* **Do this**
Locate each line containing the string "diagram" and copy it out.

* **Record extracts**
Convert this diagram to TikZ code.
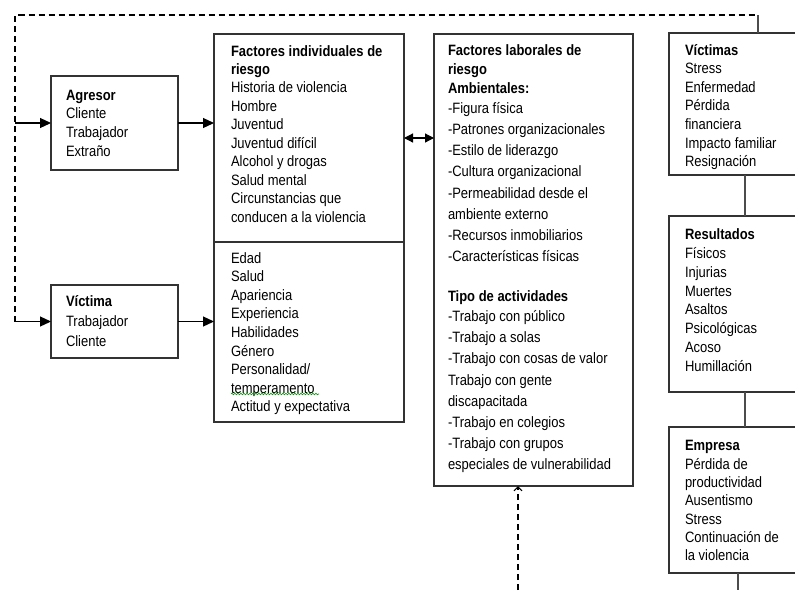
\documentclass[tikz,border=0pt]{standalone}
\usepackage{fontspec}
\setmainfont{Liberation Sans}[FakeStretch=0.865]
\usetikzlibrary{arrows.meta,decorations.pathmorphing}
\newcommand\blk[2]{\parbox[t]{200pt}{\fontsize{15}{#1}\selectfont\raggedright #2}}
\begin{document}
\begin{tikzpicture}[x=1pt,y=-1pt,
  bx/.style={draw=black!80,line width=1.1pt,rectangle,inner sep=0,outer sep=0,anchor=north west},
  txt/.style={inner sep=0,outer sep=0,anchor=base west},
  arr/.style={line width=1.2pt,-{Triangle[length=11pt,width=10pt]}},
  darr/.style={line width=1.2pt,{Triangle[length=9pt,width=9pt]}-{Triangle[length=9pt,width=9pt]}},
  dsh/.style={line width=1.1pt,dash pattern=on 6pt off 4pt},
  conn/.style={line width=1.1pt,draw=black!70}]
\clip (0,0) rectangle (795,590);
\fill[white] (0,0) rectangle (795,590);
% boxes
\node[bx,minimum width=127,minimum height=94] (agr) at (51,76) {};
\node[bx,minimum width=127,minimum height=73] (vic) at (51,285) {};
\node[bx,minimum width=190,minimum height=208] (ind) at (214,34) {};
\node[bx,minimum width=190,minimum height=180] (ind2) at (214,242) {};
\node[bx,minimum width=199,minimum height=452] (lab) at (434,34) {};
\node[bx,minimum width=160,minimum height=142] (vics) at (669,33) {};
\node[bx,minimum width=160,minimum height=176] (res) at (669,216) {};
\node[bx,minimum width=160,minimum height=146] (emp) at (669,427) {};
% texts
\node[txt] (tagr) at (66,100) {\blk{18.7}{\textbf{Agresor}\\Cliente\\Trabajador\\Extraño}};
\node[txt] (tvic) at (66,306.7) {\blk{20}{\textbf{Víctima}\\Trabajador\\Cliente}};
\node[txt] (tind) at (231,56) {\blk{18.45}{\textbf{Factores individuales de}\\\textbf{riesgo}\\Historia de violencia\\Hombre\\Juventud\\Juventud difícil\\Alcohol y drogas\\Salud mental\\Circunstancias que\\conducen a la violencia}};
\node[txt] (tind2) at (231,263.3) {\blk{18.55}{Edad\\Salud\\Apariencia\\Experiencia\\Habilidades\\Género\\Personalidad/\\temperamento\\Actitud y expectativa}};
\node[txt] (tlab) at (448,55) {\blk{19.4}{\textbf{Factores laborales de}\\\textbf{riesgo}\\\textbf{Ambientales:}}};
\node[txt] (tlab2) at (448,113.3) {\blk{21.2}{-Figura física\\-Patrones organizacionales\\-Estilo de liderazgo\\-Cultura organizacional\\-Permeabilidad desde el\\ambiente externo\\-Recursos inmobiliarios\\-Características físicas}};
\node[txt] (tlab3) at (448,301.7) {\blk{20}{\textbf{Tipo de actividades}}};
\node[txt] (tlab4) at (448,321.7) {\blk{21.1}{-Trabajo con público\\-Trabajo a solas\\-Trabajo con cosas de valor\\Trabajo con gente\\discapacitada\\-Trabajo en colegios\\-Trabajo con grupos\\especiales de vulnerabilidad}};
\node[txt] (tvics) at (685,55) {\blk{18.6}{\textbf{Víctimas}\\Stress\\Enfermedad\\Pérdida\\financiera\\Impacto familiar\\Resignación}};
\node[txt] (tres) at (685,239.3) {\blk{18.9}{\textbf{Resultados}\\Físicos\\Injurias\\Muertes\\Asaltos\\Psicológicas\\Acoso\\Humillación}};
\node[txt] (temp) at (685,450.7) {\blk{18.33}{\textbf{Empresa}\\Pérdida de\\productividad\\Ausentismo\\Stress\\Continuación de\\la violencia}};
% spell-check underline
\draw[green!60!black,line width=0.6pt,decorate,decoration={snake,amplitude=0.8pt,segment length=3pt}] (231,394) -- (319,394);
% coordinates
\coordinate (dl) at (15,321.5);
\coordinate (tr) at (758,15);
\coordinate (rc) at (745,0);
\coordinate (rc2) at (738,590);
\coordinate (bot) at (518,590);
% connectors
\draw[dsh] (dl) |- (tr);
\draw[conn] (tr) -- (tr |- vics.north);
\draw[arr] (agr.west -| dl) -- (agr.west);
\draw[arr] (dl) -- (vic.west);
\draw[arr] (agr.east) -- (agr.east -| ind.west);
\draw[arr] (vic.east) -- (vic.east -| ind2.west);
\draw[darr] (ind.east) -- (ind.east -| lab.west);
\draw[conn] (vics.south -| rc) -- (res.north -| rc);
\draw[conn] (res.south -| rc) -- (emp.north -| rc);
\draw[conn] (emp.south -| rc2) -- (rc2);
\draw[dsh,-{Straight Barb[length=4pt,width=8pt]}] (bot) -- (lab.south -| bot);
\end{tikzpicture}
\end{document}
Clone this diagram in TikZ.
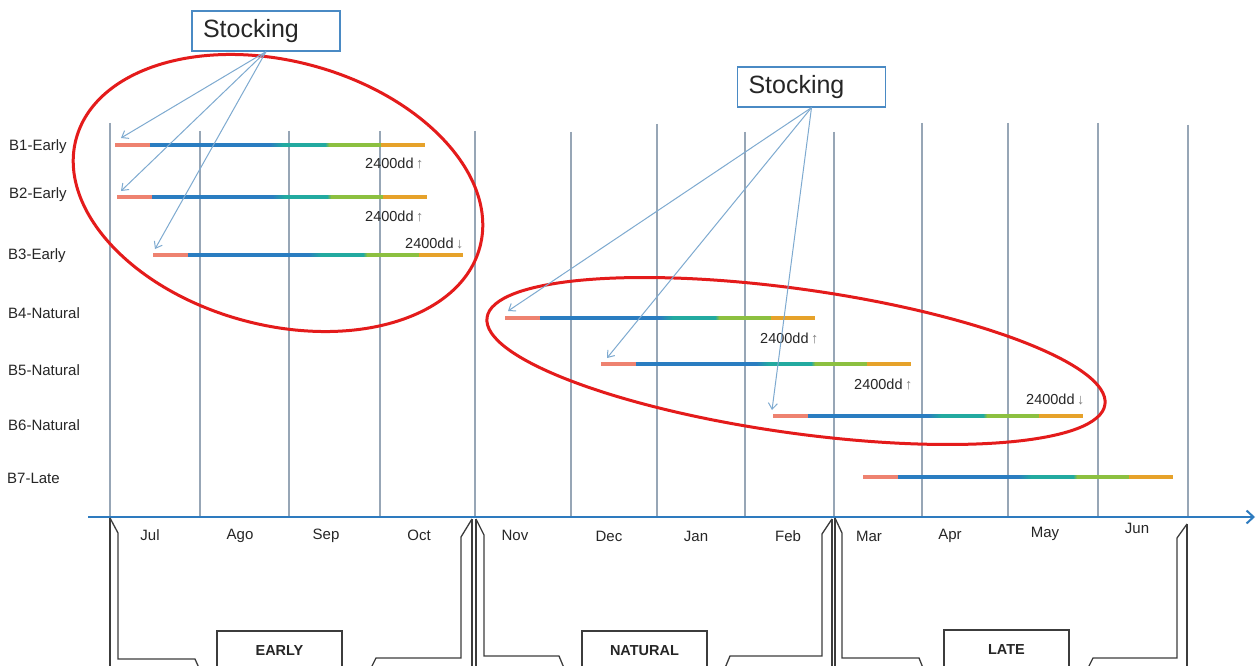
\documentclass[tikz,border=0pt]{standalone}
\usepackage{fontspec}
\setmainfont{Liberation Sans}
\usetikzlibrary{arrows.meta}
\definecolor{gridc}{HTML}{97A6B6}
\definecolor{axisc}{HTML}{2E7BBF}
\definecolor{arrc}{HTML}{7EAAD0}
\definecolor{redc}{HTML}{E41B1B}
\definecolor{salm}{HTML}{EE8270}
\definecolor{bblue}{HTML}{2A7DC1}
\definecolor{bteal}{HTML}{22AAA0}
\definecolor{bgreen}{HTML}{8CC040}
\definecolor{borange}{HTML}{E6A22A}
\definecolor{txt}{HTML}{262626}
\definecolor{brk}{HTML}{3C3C3C}
\definecolor{boxc}{HTML}{4A8AC4}
\newcommand\gbar[3]{%
 \begin{scope}[shift={(#1,#2)}]
  \fill[salm] (0,-1.6) rectangle (35,1.6);
  \fill[bblue] (35,-1.6) rectangle (155,1.6);
  \shade[left color=bblue,right color=bteal] (155,-1.6) rectangle (168,1.6);
  \fill[bteal] (168,-1.6) rectangle (210,1.6);
  \shade[left color=bteal,right color=bgreen] (210,-1.6) rectangle (214,1.6);
  \fill[bgreen] (214,-1.6) rectangle (266,1.6);
  \fill[borange] (266,-1.6) rectangle (310,1.6);
 \end{scope}
 \coordinate (#3) at (#1,#2);
}
\tikzset{
 gridline/.style={draw=gridc, line width=1.5pt},
 axisline/.style={draw=axisc, line width=2pt, -{Straight Barb[length=7pt,width=13pt]}},
 stockbox/.style={draw=boxc, line width=1.2pt, minimum width=148pt, minimum height=40pt,
   text width=126pt, inner xsep=11pt, inner ysep=0pt, align=left,
   font=\fontsize{25}{28}\selectfont, text=txt},
 stockarrow/.style={draw=arrc, line width=1pt, -{Straight Barb[length=6pt,width=9pt]}},
 rowlab/.style={anchor=west, inner sep=0pt, font=\fontsize{15}{18}\selectfont, text=txt},
 monlab/.style={inner sep=0pt, font=\fontsize{15}{18}\selectfont, text=txt},
 ddlab/.style={anchor=west, inner sep=0pt, font=\fontsize{14.5}{17}\selectfont, text=txt},
 ringline/.style={draw=redc, line width=3pt},
 brkline/.style={draw=brk, line width=1.3pt, line join=miter},
 seasonbox/.style={draw=brk, line width=1.5pt, minimum width=125pt, minimum height=40pt,
   inner sep=0pt, font=\bfseries\fontsize{14.5}{17}\selectfont, text=txt},
}
\newcommand\upar{{\color{gray}\,↑}}
\newcommand\dnar{{\color{gray}\,↓}}
\begin{document}
\begin{tikzpicture}[x=1pt,y=-1pt]
\useasboundingbox (0,0) rectangle (1256,666);
\fill[white] (0,0) rectangle (1256,666);
% grid
\foreach \x/\t in {110/123,200/131,289/131,380/131,475/131,571/132,657/124,745/132,834/132,922/123,1008/123,1098/123,1188/125}
  \draw[gridline] (\x,\t) -- (\x,517);
% axis
\coordinate (ax0) at (88,517);
\coordinate (ax1) at (1255,517);
\draw[axisline] (ax0) -- (ax1);
% bars
\gbar{115}{145}{b1}
\gbar{117}{197}{b2}
\gbar{153}{255}{b3}
\gbar{505}{318}{b4}
\gbar{601}{364}{b5}
\gbar{773}{416}{b6}
\gbar{863}{477}{b7}
% row labels
\node[rowlab] (l1) at (9,147) {B1-Early};
\node[rowlab] (l2) at (9,195) {B2-Early};
\node[rowlab] (l3) at (8,256) {B3-Early};
\node[rowlab] (l4) at (8,313) {B4-Natural};
\node[rowlab] (l5) at (8,370) {B5-Natural};
\node[rowlab] (l6) at (8,425) {B6-Natural};
\node[rowlab] (l7) at (7,478) {B7-Late};
% month labels
\node[monlab] (mjul) at (150,535) {Jul};
\node[monlab] (mago) at (240,536) {Ago};
\node[monlab] (msep) at (326,536) {Sep};
\node[monlab] (moct) at (419,535) {Oct};
\node[monlab] (mnov) at (515,535) {Nov};
\node[monlab] (mdec) at (609,536) {Dec};
\node[monlab] (mjan) at (696,536) {Jan};
\node[monlab] (mfeb) at (788,536) {Feb};
\node[monlab] (mmar) at (869,536) {Mar};
\node[monlab] (mapr) at (950,536) {Apr};
\node[monlab] (mmay) at (1045,534) {May};
\node[monlab] (mjun) at (1137,528) {Jun};
% dd labels
\node[ddlab] (d1) at (365,163) {2400dd\upar};
\node[ddlab] (d2) at (365,216) {2400dd\upar};
\node[ddlab] (d3) at (405,243) {2400dd\dnar};
\node[ddlab] (d4) at (760,338) {2400dd\upar};
\node[ddlab] (d5) at (854,384) {2400dd\upar};
\node[ddlab] (d6) at (1026,399) {2400dd\dnar};
% red rings
\draw[ringline, rotate around={-15:(278,193)}] (278,193) ellipse [x radius=209pt, y radius=132pt];
\draw[ringline, rotate around={-8:(796,361)}] (796,361) ellipse [x radius=312pt, y radius=72pt];
% stocking boxes and arrows
\node[stockbox] (s1) at (266,31) {Stocking};
\node[stockbox] (s2) at (811.5,87) {Stocking};
\coordinate (t1) at (121,138);
\coordinate (t2) at (121,191);
\coordinate (t3) at (155,249);
\coordinate (t4) at (508,311);
\coordinate (t5) at (607,358);
\coordinate (t6) at (772,410);
\foreach \t in {t1,t2,t3} \draw[stockarrow] (s1.south) -- (\t);
\foreach \t in {t4,t5,t6} \draw[stockarrow] (s2.south) -- (\t);
% season brackets
\draw[brkline] (110,518) -- (110,668);
\draw[brkline] (110,518) -- (118,533) -- (118,659) -- (195,659) -- (199,668);
\draw[brkline] (472,519) -- (472,668);
\draw[brkline] (472,519) -- (461,537) -- (461,658) -- (376,658) -- (371,668);
\draw[brkline] (476,519) -- (476,668);
\draw[brkline] (476,519) -- (484,535) -- (484,656) -- (559,656) -- (564,668);
\draw[brkline] (832,519) -- (832,668);
\draw[brkline] (832,519) -- (822,534) -- (822,656) -- (730,656) -- (725,668);
\draw[brkline] (835,518) -- (835,668);
\draw[brkline] (835,518) -- (842,533) -- (842,658) -- (919,658) -- (923,668);
\draw[brkline] (1187,524) -- (1187,668);
\draw[brkline] (1187,524) -- (1177,538) -- (1177,658) -- (1093,658) -- (1088,668);
\node[seasonbox] (early) at (279.5,651) {EARLY};
\node[seasonbox] (natural) at (644.5,651) {NATURAL};
\node[seasonbox] (late) at (1006.5,650) {LATE};
\end{tikzpicture}
\end{document}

* **Solution for this exercise**
Convert this diagram to TikZ code.
Clone this diagram in TikZ.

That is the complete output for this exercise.